El gran desafío no es disfrutar la vida cuando es buena, sino vivirla sin anestesiar la conciencia. La solidaridad no se expresa con palabras dulces ni con gestos rituales; se manifiesta en la forma en que nos relacionamos con quienes no tienen la misma suerte. En la manera en que compartimos el pan, el tiempo, la mirada.
DEBE...
No basta con no hacer el mal. Hay que hacer el bien. Porque mirar sin actuar es una forma sutil de negación.
Descalzo insistía: “Hay muchas personas que se ahogan en su bienestar porque no saben mirar fuera de sí”. Que la comodidad no nos vuelva estériles. Que la calma no nos vuelva ciegos. Que la bonanza no nos aleje de la compasión.
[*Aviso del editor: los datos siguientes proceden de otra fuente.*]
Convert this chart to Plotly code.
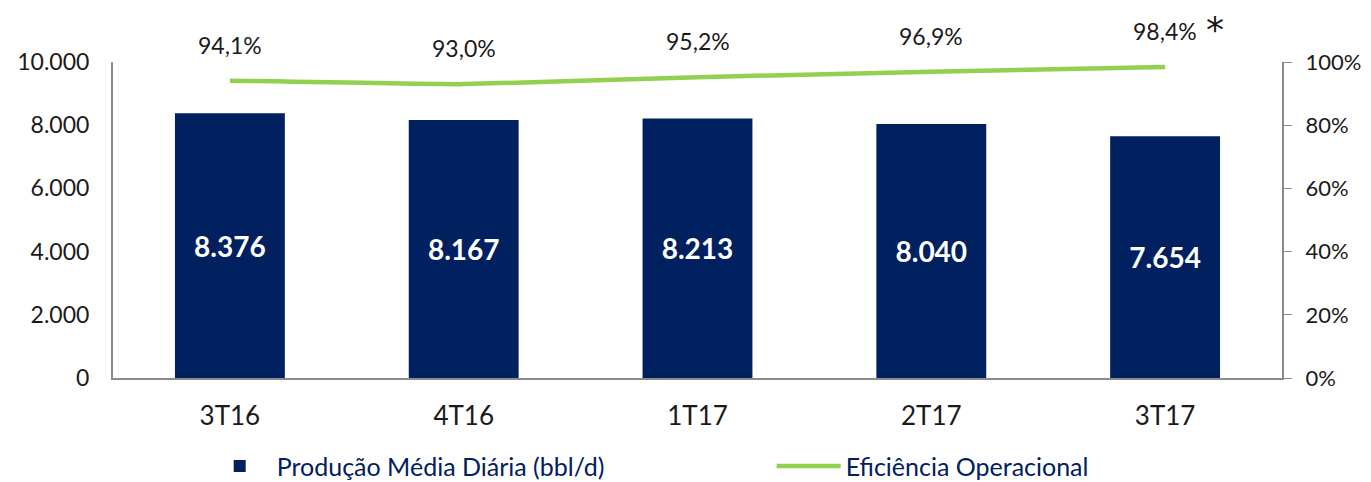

Porque si la vida es buena -para ti, para mí, hoy- entonces no puede terminar en nosotros. Debe pasar a través de nosotros. Debe dialogar con la realidad de los “otros”. Debe volcarse en servicio activo. Debe convertirse en bien compartido. Debe inspirar acciones que eleven, consuelen y reparen. Debe volverse pan en la mesa ajena, voz para el que no es escuchado, puente para quien quedó al margen.
Porque la vida, cuando es buena, es una responsabilidad, jamás un privilegio. Y no hay mejor forma de honrarla, que convertirla personalmente en una hipoteca social dejándola florecer en otros seres humanos.